*The problem*. Retype the whole listing, please, keeping every line exact and dropping the pictures.
--- Data provided ---
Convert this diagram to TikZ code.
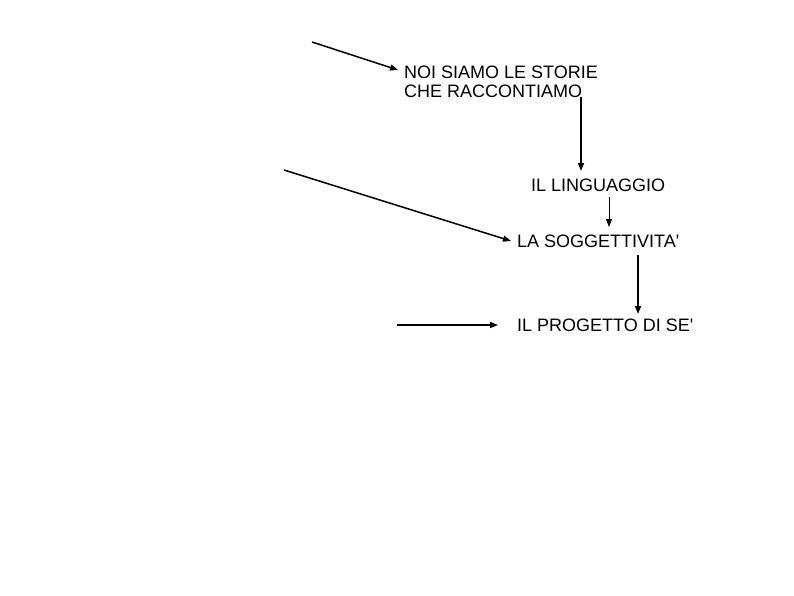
\documentclass[tikz,border=0pt]{standalone}
\usepackage{fontspec}
\setmainfont{Liberation Sans}
\usetikzlibrary{arrows.meta}
\begin{document}
\begin{tikzpicture}[x=1pt,y=-1pt,
  lbl/.style={anchor=west,inner sep=0pt,align=left,font=\fontsize{18}{19}\selectfont},
  arr/.style={line width=1.5pt,-{Triangle[length=8pt,width=6pt]}}]
\useasboundingbox (0,0) rectangle (794,595);
\node[lbl] (noi) at (404,81.5) {NOI SIAMO LE STORIE\\CHE RACCONTIAMO};
\node[lbl] (ling) at (531,185) {IL LINGUAGGIO};
\node[lbl] (sogg) at (517,241) {LA SOGGETTIVITA\textquotesingle};
\node[lbl] (prog) at (517,325) {IL PROGETTO DI SE\textquotesingle};
\coordinate (s1) at (312,42);
\coordinate (s2) at (284,170);
\coordinate (s3) at (397,325);
\draw[arr] (s1) -- (398,70);
\draw[arr] (noi.south -| 581,0) ++(0,-1) -- (581,171);
\draw[arr,line width=0.9pt] (609,197) -- (609,227);
\draw[arr] (s2) -- ([xshift=-6pt]sogg.west);
\draw[arr] (638,255) -- (638,314);
\draw[arr] (s3) -- ([xshift=-19pt]prog.west);
\end{tikzpicture}
\end{document}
---
*Solution for this task*.
Convert this diagram to TikZ code.
\documentclass[tikz,border=0pt]{standalone}
\usepackage{fontspec}
\setmainfont{Liberation Sans}
\usetikzlibrary{arrows.meta}
\begin{document}
\begin{tikzpicture}[x=1pt,y=-1pt,
  lbl/.style={anchor=west,inner sep=0pt,align=left,font=\fontsize{18}{19}\selectfont},
  arr/.style={line width=1.5pt,-{Triangle[length=8pt,width=6pt]}}]
\useasboundingbox (0,0) rectangle (794,595);
\node[lbl] (noi) at (404,81.5) {NOI SIAMO LE STORIE\\CHE RACCONTIAMO};
\node[lbl] (ling) at (531,185) {IL LINGUAGGIO};
\node[lbl] (sogg) at (517,241) {LA SOGGETTIVITA\textquotesingle};
\node[lbl] (prog) at (517,325) {IL PROGETTO DI SE\textquotesingle};
\coordinate (s1) at (312,42);
\coordinate (s2) at (284,170);
\coordinate (s3) at (397,325);
\draw[arr] (s1) -- (398,70);
\draw[arr] (noi.south -| 581,0) ++(0,-1) -- (581,171);
\draw[arr,line width=0.9pt] (609,197) -- (609,227);
\draw[arr] (s2) -- ([xshift=-6pt]sogg.west);
\draw[arr] (638,255) -- (638,314);
\draw[arr] (s3) -- ([xshift=-19pt]prog.west);
\end{tikzpicture}
\end{document}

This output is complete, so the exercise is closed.